A recession postmortem: Why some places fared better than others
Published July 1, 2011 | July 2011 issue
During the recent recession, employment across the nation fell by a misery-inducing 6.3 percent, the largest job decline in any postwar recession.
But “across the nation” masks a wide range of labor market conditions, depending upon where you live. Nevada experienced a staggering 12.9 percent decline in jobs from December 2007 to December 2009, while North Dakota posted a 1.7 percent increase. Likewise, employment dropped 61 percent in Loving County, Texas, while jobs increased 90.1 percent in Mercer County, Mo.
Is this but an economic crapshoot? What features might explain why some states, even some regions, did better or worse than others? Is it a matter of chance or economic destiny, at least in hindsight?
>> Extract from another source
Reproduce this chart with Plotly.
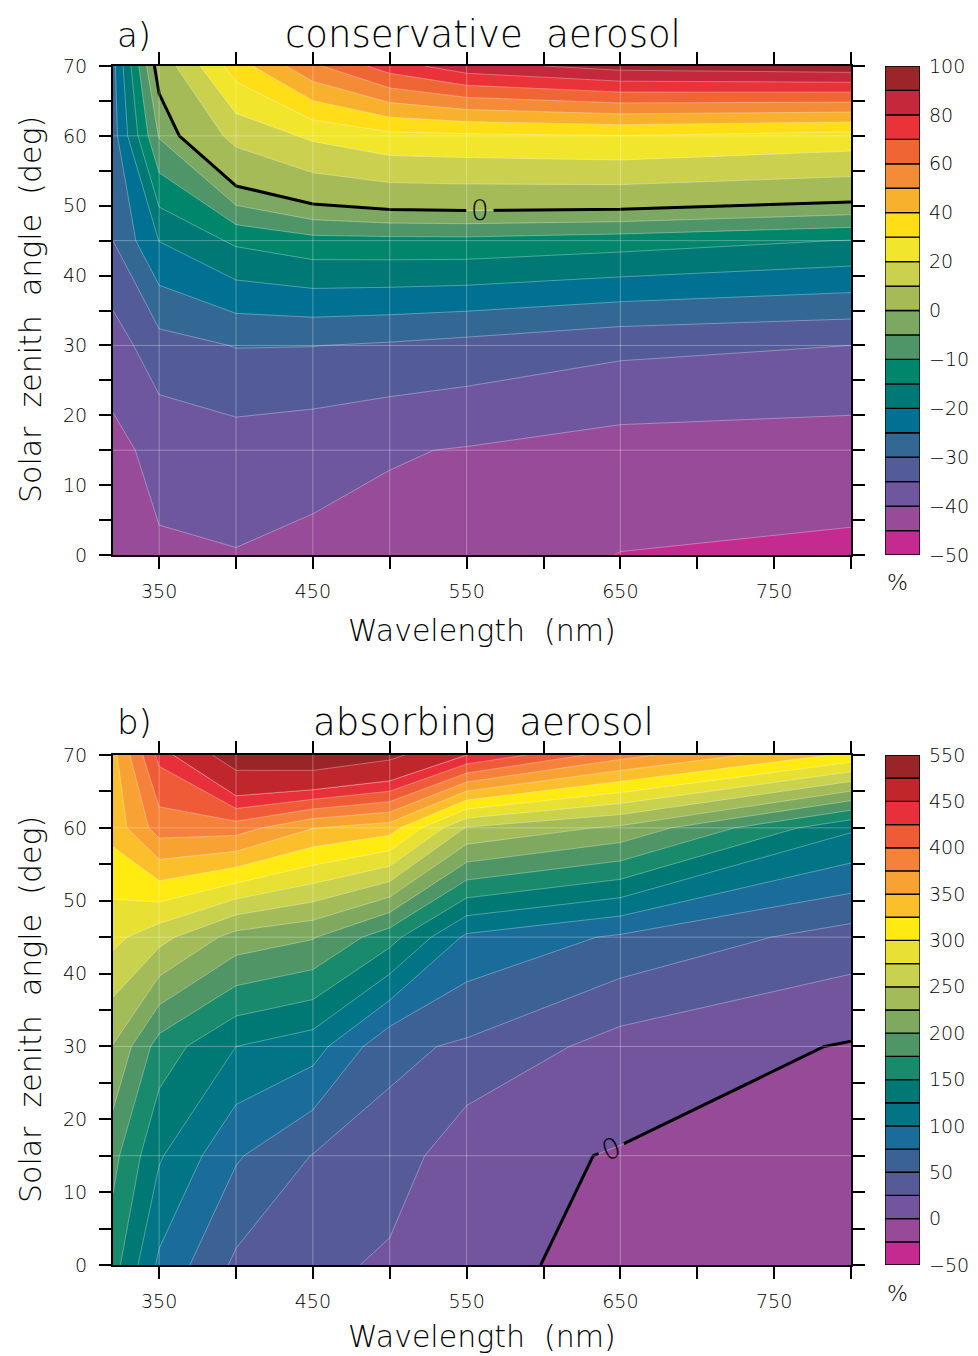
import numpy as np
import plotly.graph_objects as go

# ---------------- data ----------------
wavelength = [320, 350, 400, 450, 500, 550, 650, 800]   # nm
sza = [0, 15, 30, 45, 60, 70]                            # deg

# a) conservative aerosol (%), one list per wavelength, values at each SZA
cons_320 = [-43.0, -41.4, -37.5, -30.0, -27.2, -26.5]
cons_350 = [-40.6, -38.5, -31.9, -19.9, -4.6, 3.0]
cons_400 = [-40.2, -37.4, -29.8, -14.1, 12.9, 35.0]
cons_450 = [-41.1, -38.3, -29.9, -11.7, 21.8, 58.0]
cons_500 = [-41.7, -39.6, -30.6, -11.5, 27.3, 75.0]
cons_550 = [-42.5, -40.3, -31.6, -11.4, 28.2, 86.0]
cons_650 = [-45.1, -42.0, -33.8, -12.7, 29.8, 93.9]
cons_800 = [-45.9, -42.5, -35.0, -15.2, 26.0, 96.4]

# b) absorbing aerosol (%)
abs_320 = [160.5, 182.7, 224.0, 282.0, 334.0, 342.0]
abs_350 = [95.0, 128.0, 164.0, 259.0, 387.0, 432.0]
abs_400 = [45.0, 78.0, 125.0, 215.0, 387.0, 530.0]
abs_450 = [33.0, 49.0, 111.0, 202.0, 351.0, 540.0]
abs_500 = [20.0, 40.0, 56.0, 160.0, 337.0, 512.0]
abs_550 = [8.0, 7.0, 46.2, 95.0, 248.0, 450.0]
abs_650 = [-8.6, -1.5, 14.5, 71.3, 220.0, 385.0]
abs_800 = [-20.0, -15.0, -1.9, 38.75, 129.0, 319.0]

# contour levels (two uniform pieces each)
cons_low = (-50, 0, 5)
cons_high = (0, 100, 10)
abs_low = (-50, 450, 25)
abs_high = (450, 550, 50)

cons_colors = ['#c42a8f', '#984b98', '#6f579f', '#535c98', '#336895', '#007192',
               '#007875', '#00866b', '#4f9568', '#7da862', '#a5bb57', '#cbd14f',
               '#f1e62c', '#ffdd17', '#f8b12c', '#f48b37', '#ef6534', '#e93339',
               '#c4283a', '#9b252b']
abs_colors = ['#c42a8f', '#974a97', '#73559e', '#575a98', '#3c6195', '#1a6c9a',
              '#017585', '#007873', '#1a8a6c', '#4f9565', '#7ea95f', '#a3bb58',
              '#c8d24e', '#e8e134', '#ffea12', '#fbbf2c', '#f8a233', '#f5813a',
              '#ef5a37', '#e8303a', '#c0272d', '#9a2529']

cons_cbar_labels = [-50, -40, -30, -20, -10, 0, 20, 40, 60, 80, 100]
abs_cbar_labels = [-50, 0, 50, 100, 150, 200, 250, 300, 350, 400, 450, 550]

# ---------------- helpers ----------------
OFF = 8                      # page body margin
W, H = 978 - OFF, 1356 - OFF
FONT = "DejaVu Sans"
WEIGHT = 200
TXT = "#000000"


def px(x):
    return (x - OFF) / W


def py(y):
    return 1 - (y - OFF) / H


def fnt(size):
    return dict(family=FONT, size=size, color=TXT, weight=WEIGHT)


def levels(lo, hi):
    a = list(np.arange(lo[0], lo[1] + 1e-9, lo[2]))
    b = list(np.arange(hi[0] + hi[2], hi[1] + 1e-9, hi[2]))
    return [float(v) for v in a + b]


def fill_trace(z, lev, colors, transparent_bg, xa, ya):
    start, end, size = lev
    nc = int(round((end - start) / size)) + 1
    nb = nc - 1
    bg = 'rgba(0,0,0,0)' if transparent_bg else colors[0]
    cs = [[0.0, bg]]
    for k in range(nb):
        cs.append([(k + 1) / nc, colors[k]])
    cs.append([1.0, colors[-1]])
    return go.Contour(
        x=wavelength, y=sza, z=z, xaxis=xa, yaxis=ya,
        autocontour=False,
        contours=dict(start=start, end=end, size=size, coloring='fill', showlines=True),
        colorscale=cs, showscale=False,
        line=dict(color='rgba(255,255,255,0.45)', width=0.7, smoothing=0),
        hoverinfo='skip')


def zero_line(z, xa, ya):
    return go.Contour(
        x=wavelength, y=sza, z=z, xaxis=xa, yaxis=ya,
        autocontour=False,
        contours=dict(start=0, end=0, size=1, coloring='none', showlabels=True,
                      labelfont=dict(family=FONT, size=28, color='black', weight=WEIGHT)),
        line=dict(color='black', width=3, smoothing=0),
        showscale=False, hoverinfo='skip')


def cbar_trace(colors, xa, ya):
    n = len(colors)
    return go.Bar(x=[0] * n, y=[1] * n, base=list(range(n)), width=1,
                  marker=dict(color=colors, line=dict(color='black', width=1.3)),
                  xaxis=xa, yaxis=ya, showlegend=False, hoverinfo='skip')


cons_z = np.array([cons_320, cons_350, cons_400, cons_450,
                   cons_500, cons_550, cons_650, cons_800]).T
abs_z = np.array([abs_320, abs_350, abs_400, abs_450,
                  abs_500, abs_550, abs_650, abs_800]).T

fig = go.Figure()
# top panel
nlo = int(round((cons_low[1] - cons_low[0]) / cons_low[2]))
fig.add_trace(fill_trace(cons_z, cons_low, cons_colors[:nlo], False, 'x', 'y'))
fig.add_trace(fill_trace(cons_z, cons_high, cons_colors[nlo:], True, 'x', 'y'))
fig.add_trace(zero_line(cons_z, 'x', 'y'))
fig.add_trace(cbar_trace(cons_colors, 'x2', 'y2'))
# bottom panel
nlo = int(round((abs_low[1] - abs_low[0]) / abs_low[2]))
fig.add_trace(fill_trace(abs_z, abs_low, abs_colors[:nlo], False, 'x3', 'y3'))
fig.add_trace(fill_trace(abs_z, abs_high, abs_colors[nlo:], True, 'x3', 'y3'))
fig.add_trace(zero_line(abs_z, 'x3', 'y3'))
fig.add_trace(cbar_trace(abs_colors, 'x4', 'y4'))

# ---------------- axes ----------------
main_x = [px(113), px(851)]
cb_x = [px(885), px(920)]
top_y = [py(555), py(66)]
bot_y = [py(1265), py(755)]

tickfont = fnt(19)


def main_xaxis(anchor):
    return dict(domain=main_x, anchor=anchor, range=[320, 800],
                tickmode='linear', tick0=350, dtick=100,
                ticks='outside', ticklen=12, tickwidth=2, tickcolor='black',
                minor=dict(ticks='outside', ticklen=12, tickwidth=2, tickcolor='black',
                           tick0=350, dtick=50, showgrid=False),
                showline=True, linecolor='black', linewidth=2, mirror='ticks',
                showgrid=False, zeroline=False, tickfont=tickfont,
                ticklabelstandoff=6,
                layer='above traces', automargin=False, fixedrange=True)


def main_yaxis(anchor, dom):
    return dict(domain=dom, anchor=anchor, range=[0, 70],
                tickmode='linear', tick0=0, dtick=10,
                ticks='outside', ticklen=12, tickwidth=2, tickcolor='black',
                minor=dict(ticks='outside', ticklen=12, tickwidth=2, tickcolor='black',
                           tick0=0, dtick=5, showgrid=False),
                showline=True, linecolor='black', linewidth=2, mirror='ticks',
                showgrid=False, zeroline=False, tickfont=tickfont,
                ticklabelstandoff=8,
                layer='above traces', automargin=False, fixedrange=True)


def cb_yaxis(anchor, dom, lev_lo, lev_hi, labels, n):
    lv = levels(lev_lo, lev_hi)
    pos = [lv.index(float(v)) for v in labels]
    txt = [str(v).replace('-', '\u2212') for v in labels]
    return dict(domain=dom, anchor=anchor, range=[0, n], side='right',
                tickmode='array', tickvals=pos, ticktext=txt, ticks='',
                ticklabelstandoff=8,
                showline=False, showgrid=False, zeroline=False,
                tickfont=tickfont, automargin=False, fixedrange=True)


def cb_xaxis(anchor):
    return dict(domain=cb_x, anchor=anchor, range=[-0.5, 0.5], visible=False,
                fixedrange=True)


fig.update_layout(
    width=W, height=H, margin=dict(l=0, r=0, t=0, b=0),
    paper_bgcolor='white', plot_bgcolor='white', barmode='overlay',
    showlegend=False,
    xaxis=main_xaxis('y'), yaxis=main_yaxis('x', top_y),
    xaxis2=cb_xaxis('y2'),
    yaxis2=cb_yaxis('x2', top_y, cons_low, cons_high, cons_cbar_labels, len(cons_colors)),
    xaxis3=main_xaxis('y3'), yaxis3=main_yaxis('x3', bot_y),
    xaxis4=cb_xaxis('y4'),
    yaxis4=cb_yaxis('x4', bot_y, abs_low, abs_high, abs_cbar_labels, len(abs_colors)),
)

# faint lines along the interior data grid
shapes = []
for xa, ya in (('x', 'y'), ('x3', 'y3')):
    for w in wavelength[1:-1]:
        shapes.append(dict(type='line', xref=xa, yref=ya, x0=w, x1=w,
                           y0=sza[0], y1=sza[-1], layer='above',
                           line=dict(color='rgba(255,255,255,0.3)', width=1)))
    for s in sza[1:-1]:
        shapes.append(dict(type='line', xref=xa, yref=ya, x0=wavelength[0],
                           x1=wavelength[-1], y0=s, y1=s, layer='above',
                           line=dict(color='rgba(255,255,255,0.3)', width=1)))
fig.update_layout(shapes=shapes)


# ---------------- texts ----------------
def ann(text, x, y, size, angle=0):
    return dict(text=text, x=px(x), y=py(y), xref='paper', yref='paper',
                showarrow=False, textangle=angle, xanchor='center', yanchor='middle',
                font=fnt(size))


fig.update_layout(annotations=[
    ann('a)', 134, 35, 34),
    ann('conservative  aerosol', 483, 35, 37),
    ann('b)', 134, 722, 34),
    ann('absorbing  aerosol', 483, 722, 37),
    ann('Wavelength  (nm)', 482, 630, 30),
    ann('Wavelength  (nm)', 482, 1336, 30),
    ann('Solar  zenith  angle  (deg)', 30, 310, 30, -90),
    ann('Solar  zenith  angle  (deg)', 30, 1010, 30, -90),
    ann('%', 897, 582, 22),
    ann('%', 897, 1293, 22),
])

fig.write_html("out.html")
To answer these questions, the fedgazette looked at a number of economic features—income, education, poverty, industry mix, population, workforce participation and housing prices—across states, cities and counties prior to the recession. Those features were then analyzed for association with the subsequent job loss in those areas.
Four prerecession features jumped out as being significantly related to larger job losses during the recession: a small share of farm jobs, a large increase in housing prices, significant durable goods manufacturing and a large share of construction workers prior to the recession (see Table 1). These four features alone account for about half of the variability in employment loss across states and cities and about 20 percent across counties. (Full results of the regression analysis are available here.)
Ninth District results
These results help explain why every Ninth District state except Wisconsin had a smaller percentage of job loss than the national decline during the recession.
While there is wide variation among these four features across district states, there are similarities as well. Each state in the Ninth District had a larger farm share of employment than the national average in 2006 (see Table 2). All states, except Montana, saw a smaller increase in housing prices and a smaller construction share of employment.
Another way of demonstrating the recessionary influence of these four features is to construct the counterfactual—what employment would have looked like had each district state mirrored the national average in farm jobs, median housing price increases, durable goods manufacturing and construction jobs (see charts below). Comparing the counterfactual with actual data highlights the unique composition of each district state relative to the U.S. economy and the associated influence of employment growth during the recession.
Employment change and influence of economic features
Dec. 2007 - Dec. 2009
Overall, North Dakota benefited the most from the differences in these four features relative to national averages. Had North Dakota looked like the nation, employment would have decreased 3.7 percent instead of increasing 1 percent. Roughly half of that difference (two percentage points) stems from the state’s large agricultural sector, which was relatively strong during the recession and acted as an employment buffer. South Dakota and Montana also had advantages, benefiting about 2 to 3 percentage points.
Meanwhile, the four features together had no impact on Minnesota employment. This result is consistent with past Minneapolis Fed research, including a June 2003 Region article noting that Minnesota has a similar composition to the U.S. economy and tends to move closely with it. Finally, Wisconsin was not able to offset its relatively large share of durable goods manufacturing with advantages among the other three features. Had Wisconsin’s composition looked like the nation, employment would have dropped 5.3 percent instead of 6.7 percent.
Across the district, the relatively large farm share helped each state, particularly Montana and the Dakotas. Smaller home price increases also helped district states, except Montana. Minnesota and Wisconsin were disadvantaged by their large share in durable goods manufacturing; South Dakota was affected only slightly. Meanwhile, a relatively small durable goods manufacturing sector in North Dakota and Montana served as a buffer in those states. Finally, most district states benefited from a smaller share of construction employment. The exception is Montana, which had a robust home building sector prior to the recession.
But every recession is unique, and these advantages might offer little help to district states in future recessions. Indeed, in previous recessions, the reliance on the farm economy has sometimes been a spear rather than a shield for district states. During the next recession, an entirely different set of sectors could suffer large employment losses or serve as protection against employment losses. Just as one cannot predict recessions, neither can one guess which economic features will help or hurt a state economy.